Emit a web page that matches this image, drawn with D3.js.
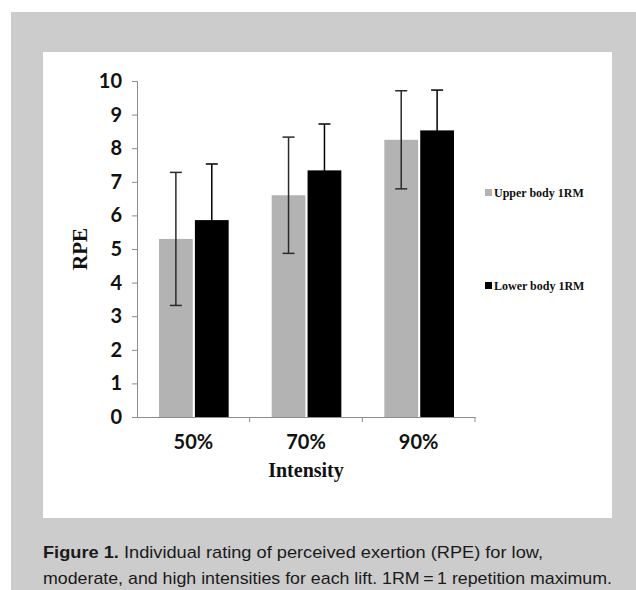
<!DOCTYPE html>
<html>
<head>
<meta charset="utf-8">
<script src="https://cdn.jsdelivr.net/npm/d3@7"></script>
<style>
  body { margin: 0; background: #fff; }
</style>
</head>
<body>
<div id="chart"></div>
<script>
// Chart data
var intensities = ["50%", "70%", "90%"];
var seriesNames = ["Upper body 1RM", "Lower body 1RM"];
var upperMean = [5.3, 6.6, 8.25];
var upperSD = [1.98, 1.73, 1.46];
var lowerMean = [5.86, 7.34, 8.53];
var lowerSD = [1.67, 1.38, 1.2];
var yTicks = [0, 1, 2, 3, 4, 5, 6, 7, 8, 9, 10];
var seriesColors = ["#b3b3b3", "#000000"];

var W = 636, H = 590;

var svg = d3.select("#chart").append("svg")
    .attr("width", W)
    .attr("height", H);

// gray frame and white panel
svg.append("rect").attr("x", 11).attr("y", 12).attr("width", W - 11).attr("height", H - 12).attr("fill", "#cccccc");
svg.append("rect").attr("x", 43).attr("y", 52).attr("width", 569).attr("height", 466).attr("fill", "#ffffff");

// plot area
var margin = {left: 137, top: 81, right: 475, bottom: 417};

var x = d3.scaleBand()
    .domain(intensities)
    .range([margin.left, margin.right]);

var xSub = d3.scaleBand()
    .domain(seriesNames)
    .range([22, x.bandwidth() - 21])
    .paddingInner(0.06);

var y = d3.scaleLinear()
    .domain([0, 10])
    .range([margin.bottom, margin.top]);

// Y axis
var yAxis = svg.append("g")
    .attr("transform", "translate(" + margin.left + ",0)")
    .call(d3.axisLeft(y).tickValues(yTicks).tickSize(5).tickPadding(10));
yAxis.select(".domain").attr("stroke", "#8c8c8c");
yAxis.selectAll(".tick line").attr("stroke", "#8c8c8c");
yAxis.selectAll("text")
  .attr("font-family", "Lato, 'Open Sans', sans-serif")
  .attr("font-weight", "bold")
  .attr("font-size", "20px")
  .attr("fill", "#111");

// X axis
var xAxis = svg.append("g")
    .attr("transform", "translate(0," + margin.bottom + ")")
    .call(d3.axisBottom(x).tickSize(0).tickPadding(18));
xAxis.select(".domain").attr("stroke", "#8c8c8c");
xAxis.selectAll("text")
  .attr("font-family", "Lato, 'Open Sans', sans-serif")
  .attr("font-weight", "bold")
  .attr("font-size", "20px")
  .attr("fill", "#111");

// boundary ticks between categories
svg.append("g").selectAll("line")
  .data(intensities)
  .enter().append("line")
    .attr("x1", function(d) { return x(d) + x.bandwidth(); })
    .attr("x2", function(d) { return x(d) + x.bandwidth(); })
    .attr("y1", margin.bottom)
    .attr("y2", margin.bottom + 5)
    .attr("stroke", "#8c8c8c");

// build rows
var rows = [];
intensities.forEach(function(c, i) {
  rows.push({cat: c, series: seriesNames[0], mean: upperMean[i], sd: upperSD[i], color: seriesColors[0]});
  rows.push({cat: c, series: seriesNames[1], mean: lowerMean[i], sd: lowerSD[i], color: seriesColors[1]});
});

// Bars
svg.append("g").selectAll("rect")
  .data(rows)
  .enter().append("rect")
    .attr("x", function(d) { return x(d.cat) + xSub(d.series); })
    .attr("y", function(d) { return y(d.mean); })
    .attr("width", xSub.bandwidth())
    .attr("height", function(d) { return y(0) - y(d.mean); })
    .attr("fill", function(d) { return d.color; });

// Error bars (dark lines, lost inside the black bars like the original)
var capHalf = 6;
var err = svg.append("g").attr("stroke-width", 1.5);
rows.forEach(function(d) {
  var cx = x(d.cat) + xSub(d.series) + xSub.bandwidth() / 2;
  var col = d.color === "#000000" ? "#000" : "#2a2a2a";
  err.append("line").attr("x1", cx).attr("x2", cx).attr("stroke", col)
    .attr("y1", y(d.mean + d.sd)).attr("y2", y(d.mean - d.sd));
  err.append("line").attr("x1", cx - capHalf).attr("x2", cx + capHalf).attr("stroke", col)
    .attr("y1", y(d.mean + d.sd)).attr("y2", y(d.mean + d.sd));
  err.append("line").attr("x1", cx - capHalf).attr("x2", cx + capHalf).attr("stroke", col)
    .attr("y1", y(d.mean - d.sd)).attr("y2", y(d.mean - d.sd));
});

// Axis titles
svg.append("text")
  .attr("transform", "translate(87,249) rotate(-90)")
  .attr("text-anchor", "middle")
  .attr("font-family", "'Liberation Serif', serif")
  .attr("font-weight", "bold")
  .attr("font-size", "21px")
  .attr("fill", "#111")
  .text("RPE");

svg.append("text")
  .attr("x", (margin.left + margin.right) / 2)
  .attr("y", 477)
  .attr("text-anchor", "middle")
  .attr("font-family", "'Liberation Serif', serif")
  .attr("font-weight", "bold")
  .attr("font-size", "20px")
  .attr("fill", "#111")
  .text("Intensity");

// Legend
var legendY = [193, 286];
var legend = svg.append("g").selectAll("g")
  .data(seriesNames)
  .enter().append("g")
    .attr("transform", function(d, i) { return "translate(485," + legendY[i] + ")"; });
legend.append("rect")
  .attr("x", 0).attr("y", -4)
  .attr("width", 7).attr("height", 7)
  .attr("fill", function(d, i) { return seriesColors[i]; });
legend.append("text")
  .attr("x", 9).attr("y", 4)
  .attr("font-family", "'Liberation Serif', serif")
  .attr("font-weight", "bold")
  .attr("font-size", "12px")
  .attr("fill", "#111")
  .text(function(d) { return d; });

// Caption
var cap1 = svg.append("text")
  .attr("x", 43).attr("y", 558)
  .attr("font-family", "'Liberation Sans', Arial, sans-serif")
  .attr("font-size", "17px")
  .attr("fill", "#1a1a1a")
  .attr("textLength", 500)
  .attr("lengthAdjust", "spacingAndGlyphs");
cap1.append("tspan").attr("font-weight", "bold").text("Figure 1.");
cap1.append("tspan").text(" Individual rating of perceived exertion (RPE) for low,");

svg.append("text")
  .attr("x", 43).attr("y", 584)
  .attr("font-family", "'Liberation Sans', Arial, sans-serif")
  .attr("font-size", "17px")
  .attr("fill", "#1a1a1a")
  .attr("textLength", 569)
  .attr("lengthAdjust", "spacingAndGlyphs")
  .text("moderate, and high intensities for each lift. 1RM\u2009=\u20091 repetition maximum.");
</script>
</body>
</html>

*WHAT IS BEING ASKED:* Are you able to set down all the lines above exactly, without any pictures?

*WORKED SOLUTION:*
Emit a web page that matches this image, drawn with D3.js.
<!DOCTYPE html>
<html>
<head>
<meta charset="utf-8">
<script src="https://cdn.jsdelivr.net/npm/d3@7"></script>
<style>
  body { margin: 0; background: #fff; }
</style>
</head>
<body>
<div id="chart"></div>
<script>
// Chart data
var intensities = ["50%", "70%", "90%"];
var seriesNames = ["Upper body 1RM", "Lower body 1RM"];
var upperMean = [5.3, 6.6, 8.25];
var upperSD = [1.98, 1.73, 1.46];
var lowerMean = [5.86, 7.34, 8.53];
var lowerSD = [1.67, 1.38, 1.2];
var yTicks = [0, 1, 2, 3, 4, 5, 6, 7, 8, 9, 10];
var seriesColors = ["#b3b3b3", "#000000"];

var W = 636, H = 590;

var svg = d3.select("#chart").append("svg")
    .attr("width", W)
    .attr("height", H);

// gray frame and white panel
svg.append("rect").attr("x", 11).attr("y", 12).attr("width", W - 11).attr("height", H - 12).attr("fill", "#cccccc");
svg.append("rect").attr("x", 43).attr("y", 52).attr("width", 569).attr("height", 466).attr("fill", "#ffffff");

// plot area
var margin = {left: 137, top: 81, right: 475, bottom: 417};

var x = d3.scaleBand()
    .domain(intensities)
    .range([margin.left, margin.right]);

var xSub = d3.scaleBand()
    .domain(seriesNames)
    .range([22, x.bandwidth() - 21])
    .paddingInner(0.06);

var y = d3.scaleLinear()
    .domain([0, 10])
    .range([margin.bottom, margin.top]);

// Y axis
var yAxis = svg.append("g")
    .attr("transform", "translate(" + margin.left + ",0)")
    .call(d3.axisLeft(y).tickValues(yTicks).tickSize(5).tickPadding(10));
yAxis.select(".domain").attr("stroke", "#8c8c8c");
yAxis.selectAll(".tick line").attr("stroke", "#8c8c8c");
yAxis.selectAll("text")
  .attr("font-family", "Lato, 'Open Sans', sans-serif")
  .attr("font-weight", "bold")
  .attr("font-size", "20px")
  .attr("fill", "#111");

// X axis
var xAxis = svg.append("g")
    .attr("transform", "translate(0," + margin.bottom + ")")
    .call(d3.axisBottom(x).tickSize(0).tickPadding(18));
xAxis.select(".domain").attr("stroke", "#8c8c8c");
xAxis.selectAll("text")
  .attr("font-family", "Lato, 'Open Sans', sans-serif")
  .attr("font-weight", "bold")
  .attr("font-size", "20px")
  .attr("fill", "#111");

// boundary ticks between categories
svg.append("g").selectAll("line")
  .data(intensities)
  .enter().append("line")
    .attr("x1", function(d) { return x(d) + x.bandwidth(); })
    .attr("x2", function(d) { return x(d) + x.bandwidth(); })
    .attr("y1", margin.bottom)
    .attr("y2", margin.bottom + 5)
    .attr("stroke", "#8c8c8c");

// build rows
var rows = [];
intensities.forEach(function(c, i) {
  rows.push({cat: c, series: seriesNames[0], mean: upperMean[i], sd: upperSD[i], color: seriesColors[0]});
  rows.push({cat: c, series: seriesNames[1], mean: lowerMean[i], sd: lowerSD[i], color: seriesColors[1]});
});

// Bars
svg.append("g").selectAll("rect")
  .data(rows)
  .enter().append("rect")
    .attr("x", function(d) { return x(d.cat) + xSub(d.series); })
    .attr("y", function(d) { return y(d.mean); })
    .attr("width", xSub.bandwidth())
    .attr("height", function(d) { return y(0) - y(d.mean); })
    .attr("fill", function(d) { return d.color; });

// Error bars (dark lines, lost inside the black bars like the original)
var capHalf = 6;
var err = svg.append("g").attr("stroke-width", 1.5);
rows.forEach(function(d) {
  var cx = x(d.cat) + xSub(d.series) + xSub.bandwidth() / 2;
  var col = d.color === "#000000" ? "#000" : "#2a2a2a";
  err.append("line").attr("x1", cx).attr("x2", cx).attr("stroke", col)
    .attr("y1", y(d.mean + d.sd)).attr("y2", y(d.mean - d.sd));
  err.append("line").attr("x1", cx - capHalf).attr("x2", cx + capHalf).attr("stroke", col)
    .attr("y1", y(d.mean + d.sd)).attr("y2", y(d.mean + d.sd));
  err.append("line").attr("x1", cx - capHalf).attr("x2", cx + capHalf).attr("stroke", col)
    .attr("y1", y(d.mean - d.sd)).attr("y2", y(d.mean - d.sd));
});

// Axis titles
svg.append("text")
  .attr("transform", "translate(87,249) rotate(-90)")
  .attr("text-anchor", "middle")
  .attr("font-family", "'Liberation Serif', serif")
  .attr("font-weight", "bold")
  .attr("font-size", "21px")
  .attr("fill", "#111")
  .text("RPE");

svg.append("text")
  .attr("x", (margin.left + margin.right) / 2)
  .attr("y", 477)
  .attr("text-anchor", "middle")
  .attr("font-family", "'Liberation Serif', serif")
  .attr("font-weight", "bold")
  .attr("font-size", "20px")
  .attr("fill", "#111")
  .text("Intensity");

// Legend
var legendY = [193, 286];
var legend = svg.append("g").selectAll("g")
  .data(seriesNames)
  .enter().append("g")
    .attr("transform", function(d, i) { return "translate(485," + legendY[i] + ")"; });
legend.append("rect")
  .attr("x", 0).attr("y", -4)
  .attr("width", 7).attr("height", 7)
  .attr("fill", function(d, i) { return seriesColors[i]; });
legend.append("text")
  .attr("x", 9).attr("y", 4)
  .attr("font-family", "'Liberation Serif', serif")
  .attr("font-weight", "bold")
  .attr("font-size", "12px")
  .attr("fill", "#111")
  .text(function(d) { return d; });

// Caption
var cap1 = svg.append("text")
  .attr("x", 43).attr("y", 558)
  .attr("font-family", "'Liberation Sans', Arial, sans-serif")
  .attr("font-size", "17px")
  .attr("fill", "#1a1a1a")
  .attr("textLength", 500)
  .attr("lengthAdjust", "spacingAndGlyphs");
cap1.append("tspan").attr("font-weight", "bold").text("Figure 1.");
cap1.append("tspan").text(" Individual rating of perceived exertion (RPE) for low,");

svg.append("text")
  .attr("x", 43).attr("y", 584)
  .attr("font-family", "'Liberation Sans', Arial, sans-serif")
  .attr("font-size", "17px")
  .attr("fill", "#1a1a1a")
  .attr("textLength", 569)
  .attr("lengthAdjust", "spacingAndGlyphs")
  .text("moderate, and high intensities for each lift. 1RM\u2009=\u20091 repetition maximum.");
</script>
</body>
</html>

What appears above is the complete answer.